[SHORT TASK]
Copy out the listing that follows exactly, dropping every picture.
[START OF DATA SECTION]
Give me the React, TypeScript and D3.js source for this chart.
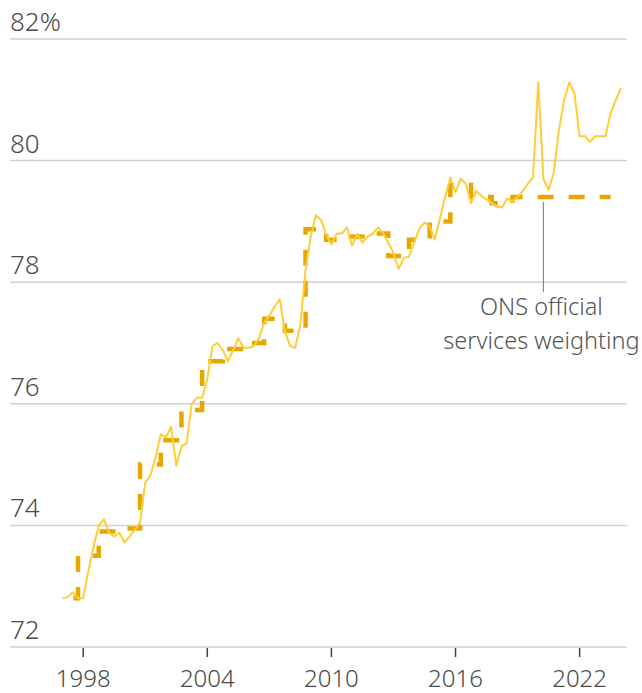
import React from 'react';
import * as d3 from 'd3';

const width = 642;
const height = 693;

const yTicks = [72, 74, 76, 78, 80, 82];
const xTicks = [1998, 2004, 2010, 2016, 2022];

// quarterly services share, 1997 Q1 .. 2024 Q1
const firstYear = 1997;
const actualShare = [
  72.8, 72.82, 72.9, 72.8,
  72.8, 73.25, 73.65, 74.0,
  74.1, 73.88, 73.82, 73.88,
  73.72, 73.82, 73.93, 74.05,
  74.7, 74.82, 75.12, 75.5,
  75.45, 75.62, 74.98, 75.3,
  75.35, 76.0, 76.1, 76.1,
  76.4, 76.95, 77.0, 76.88,
  76.7, 76.88, 77.08, 76.92,
  76.92, 76.95, 77.08, 77.33,
  77.45, 77.6, 77.72, 77.2,
  76.95, 76.92, 77.3, 78.2,
  78.75, 79.1, 79.02, 78.78,
  78.62, 78.8, 78.8, 78.9,
  78.6, 78.8, 78.65, 78.75,
  78.8, 78.9, 78.8, 78.65,
  78.48, 78.22, 78.4, 78.42,
  78.65, 78.88, 78.98, 78.92,
  78.7, 79.05, 79.4, 79.72,
  79.48, 79.7, 79.62, 79.3,
  79.5, 79.42, 79.36, 79.3,
  79.24, 79.23, 79.38, 79.33,
  79.4, 79.5, 79.62, 79.73,
  81.29, 79.7, 79.52, 79.8,
  80.5, 81.0, 81.29, 81.1,
  80.4, 80.4, 80.31, 80.4,
  80.4, 80.4, 80.78, 81.0,
  81.19,
];

// ONS official annual services weighting
const weightYears = [
  1997, 1998, 1999, 2000, 2001, 2002, 2003, 2004, 2005, 2006, 2007, 2008, 2009,
  2010, 2011, 2012, 2013, 2014, 2015, 2016, 2017, 2018, 2019, 2020, 2021, 2022, 2023,
];
const onsWeight = [
  72.8, 73.5, 73.9, 73.95, 75.0, 75.4, 75.9, 76.7, 76.9, 77.0, 77.4, 77.2, 78.87,
  78.7, 78.75, 78.8, 78.43, 78.7, 79.0, 79.6, 79.4, 79.3, 79.4, 79.4, 79.4, 79.4, 79.4,
];
const weightEnd = 2023.5;

const noteAt = 2020.25;
const noteLines = ['ONS official', 'services weighting'];

const font = "'Noto Sans', sans-serif";

const App = () => {
  const x = d3.scaleLinear().domain([1997, 2024]).range([62.5, 621]);
  const y = d3.scaleLinear().domain([72, 82]).range([647, 39]);

  const actual = actualShare.map((v, i) => ({ t: firstYear + i / 4, v }));
  const line = d3.line<{ t: number; v: number }>()
    .x(d => x(d.t))
    .y(d => y(d.v));

  // each year's weight starts one quarter early; drawn from the end so dashes line up on the right
  const steps = weightYears.map((yr, i) => ({ t: i === 0 ? yr : yr - 0.25, v: onsWeight[i] }));
  steps.push({ t: weightEnd, v: onsWeight[onsWeight.length - 1] });
  const stepLine = d3.line<{ t: number; v: number }>()
    .x(d => x(d.t))
    .y(d => y(d.v))
    .curve(d3.curveStepBefore);

  return (
    <svg width={width} height={height} style={{ position: 'absolute', left: 0, top: 0 }}>
      {yTicks.map(t => (
        <g key={t}>
          <line x1={10} x2={627} y1={y(t)} y2={y(t)} stroke="#d2d2d2" strokeWidth={1.5} />
          <text x={10} y={y(t) - 8} fontFamily={font} fontSize={26} fontWeight={300} fill="#4a4a4a">
            {t === 82 ? '82%' : t}
          </text>
        </g>
      ))}
      {xTicks.map(t => (
        <g key={t}>
          <line x1={x(t)} x2={x(t)} y1={648} y2={657} stroke="#444" strokeWidth={1.5} />
          <text x={x(t)} y={687} textAnchor="middle" fontFamily={font} fontSize={24} fontWeight={300} fill="#4a4a4a">
            {t}
          </text>
        </g>
      ))}

      <path d={stepLine(steps.slice().reverse()) || ''} fill="none" stroke="#e6a800"
        strokeWidth={4.5} strokeDasharray="16 15" strokeDashoffset={5} />
      <path d={line(actual) || ''} fill="none" stroke="#fecd38" strokeWidth={2} strokeLinejoin="round" />

      <line x1={x(noteAt)} x2={x(noteAt)} y1={y(79.4) + 5} y2={292} stroke="#888" strokeWidth={1.2} />
      {noteLines.map((s, i) => (
        <text key={s} x={x(noteAt) - 2} y={315 + i * 34} textAnchor="middle" fontFamily={font}
          fontSize={23.5} fontWeight={300} fill="#555">
          {s}
        </text>
      ))}
    </svg>
  );
};

export default App;
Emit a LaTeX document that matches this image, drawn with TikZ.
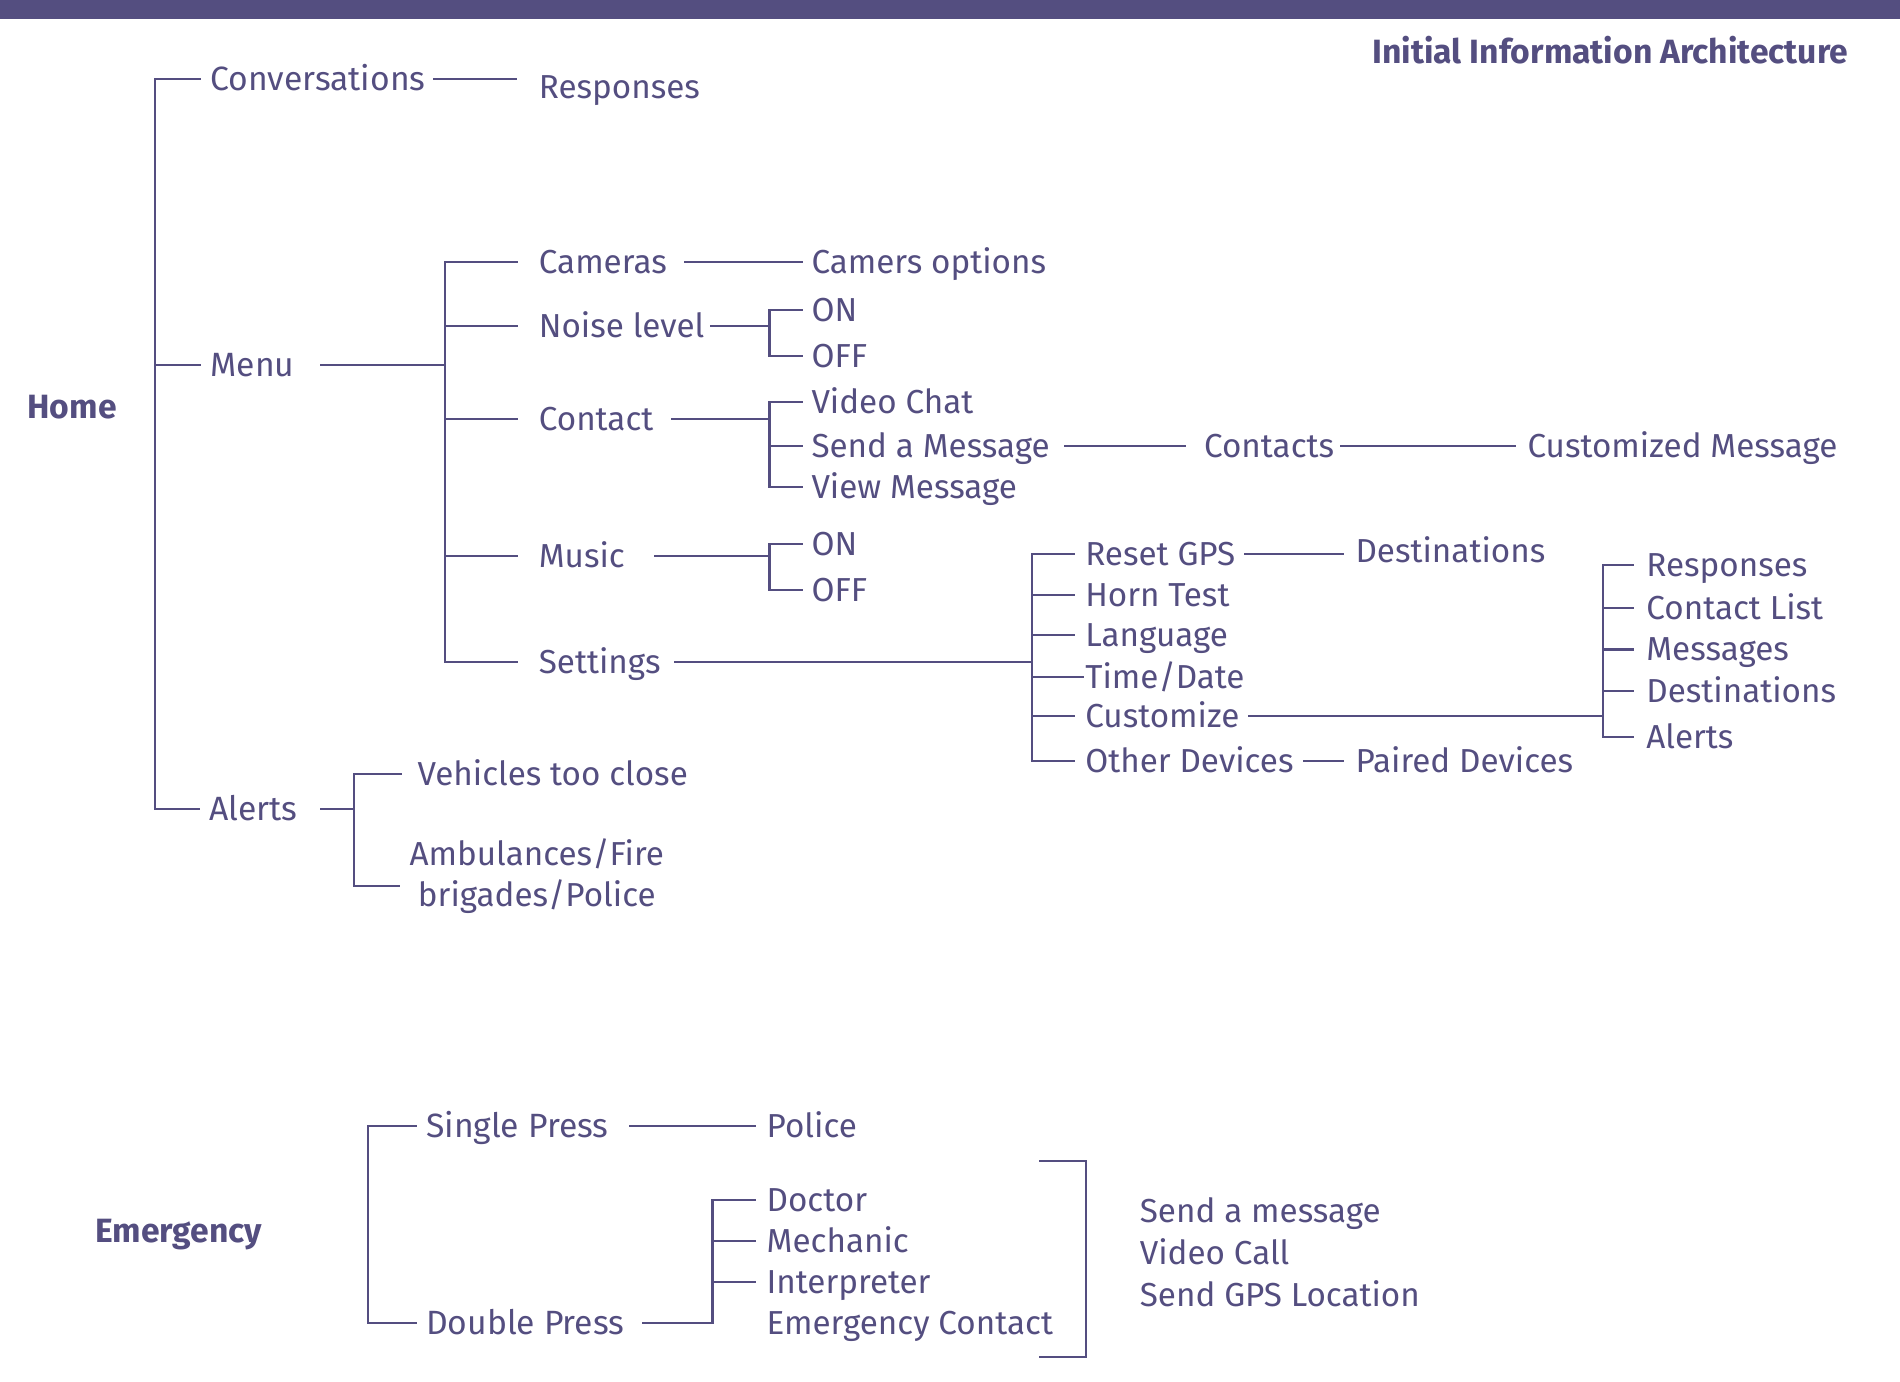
[END OF DATA SECTION]
[WRITTEN ANSWER]
Give me the React, TypeScript and D3.js source for this chart.
import React from 'react';
import * as d3 from 'd3';

const width = 642;
const height = 693;

const yTicks = [72, 74, 76, 78, 80, 82];
const xTicks = [1998, 2004, 2010, 2016, 2022];

// quarterly services share, 1997 Q1 .. 2024 Q1
const firstYear = 1997;
const actualShare = [
  72.8, 72.82, 72.9, 72.8,
  72.8, 73.25, 73.65, 74.0,
  74.1, 73.88, 73.82, 73.88,
  73.72, 73.82, 73.93, 74.05,
  74.7, 74.82, 75.12, 75.5,
  75.45, 75.62, 74.98, 75.3,
  75.35, 76.0, 76.1, 76.1,
  76.4, 76.95, 77.0, 76.88,
  76.7, 76.88, 77.08, 76.92,
  76.92, 76.95, 77.08, 77.33,
  77.45, 77.6, 77.72, 77.2,
  76.95, 76.92, 77.3, 78.2,
  78.75, 79.1, 79.02, 78.78,
  78.62, 78.8, 78.8, 78.9,
  78.6, 78.8, 78.65, 78.75,
  78.8, 78.9, 78.8, 78.65,
  78.48, 78.22, 78.4, 78.42,
  78.65, 78.88, 78.98, 78.92,
  78.7, 79.05, 79.4, 79.72,
  79.48, 79.7, 79.62, 79.3,
  79.5, 79.42, 79.36, 79.3,
  79.24, 79.23, 79.38, 79.33,
  79.4, 79.5, 79.62, 79.73,
  81.29, 79.7, 79.52, 79.8,
  80.5, 81.0, 81.29, 81.1,
  80.4, 80.4, 80.31, 80.4,
  80.4, 80.4, 80.78, 81.0,
  81.19,
];

// ONS official annual services weighting
const weightYears = [
  1997, 1998, 1999, 2000, 2001, 2002, 2003, 2004, 2005, 2006, 2007, 2008, 2009,
  2010, 2011, 2012, 2013, 2014, 2015, 2016, 2017, 2018, 2019, 2020, 2021, 2022, 2023,
];
const onsWeight = [
  72.8, 73.5, 73.9, 73.95, 75.0, 75.4, 75.9, 76.7, 76.9, 77.0, 77.4, 77.2, 78.87,
  78.7, 78.75, 78.8, 78.43, 78.7, 79.0, 79.6, 79.4, 79.3, 79.4, 79.4, 79.4, 79.4, 79.4,
];
const weightEnd = 2023.5;

const noteAt = 2020.25;
const noteLines = ['ONS official', 'services weighting'];

const font = "'Noto Sans', sans-serif";

const App = () => {
  const x = d3.scaleLinear().domain([1997, 2024]).range([62.5, 621]);
  const y = d3.scaleLinear().domain([72, 82]).range([647, 39]);

  const actual = actualShare.map((v, i) => ({ t: firstYear + i / 4, v }));
  const line = d3.line<{ t: number; v: number }>()
    .x(d => x(d.t))
    .y(d => y(d.v));

  // each year's weight starts one quarter early; drawn from the end so dashes line up on the right
  const steps = weightYears.map((yr, i) => ({ t: i === 0 ? yr : yr - 0.25, v: onsWeight[i] }));
  steps.push({ t: weightEnd, v: onsWeight[onsWeight.length - 1] });
  const stepLine = d3.line<{ t: number; v: number }>()
    .x(d => x(d.t))
    .y(d => y(d.v))
    .curve(d3.curveStepBefore);

  return (
    <svg width={width} height={height} style={{ position: 'absolute', left: 0, top: 0 }}>
      {yTicks.map(t => (
        <g key={t}>
          <line x1={10} x2={627} y1={y(t)} y2={y(t)} stroke="#d2d2d2" strokeWidth={1.5} />
          <text x={10} y={y(t) - 8} fontFamily={font} fontSize={26} fontWeight={300} fill="#4a4a4a">
            {t === 82 ? '82%' : t}
          </text>
        </g>
      ))}
      {xTicks.map(t => (
        <g key={t}>
          <line x1={x(t)} x2={x(t)} y1={648} y2={657} stroke="#444" strokeWidth={1.5} />
          <text x={x(t)} y={687} textAnchor="middle" fontFamily={font} fontSize={24} fontWeight={300} fill="#4a4a4a">
            {t}
          </text>
        </g>
      ))}

      <path d={stepLine(steps.slice().reverse()) || ''} fill="none" stroke="#e6a800"
        strokeWidth={4.5} strokeDasharray="16 15" strokeDashoffset={5} />
      <path d={line(actual) || ''} fill="none" stroke="#fecd38" strokeWidth={2} strokeLinejoin="round" />

      <line x1={x(noteAt)} x2={x(noteAt)} y1={y(79.4) + 5} y2={292} stroke="#888" strokeWidth={1.2} />
      {noteLines.map((s, i) => (
        <text key={s} x={x(noteAt) - 2} y={315 + i * 34} textAnchor="middle" fontFamily={font}
          fontSize={23.5} fontWeight={300} fill="#555">
          {s}
        </text>
      ))}
    </svg>
  );
};

export default App;
Emit a LaTeX document that matches this image, drawn with TikZ.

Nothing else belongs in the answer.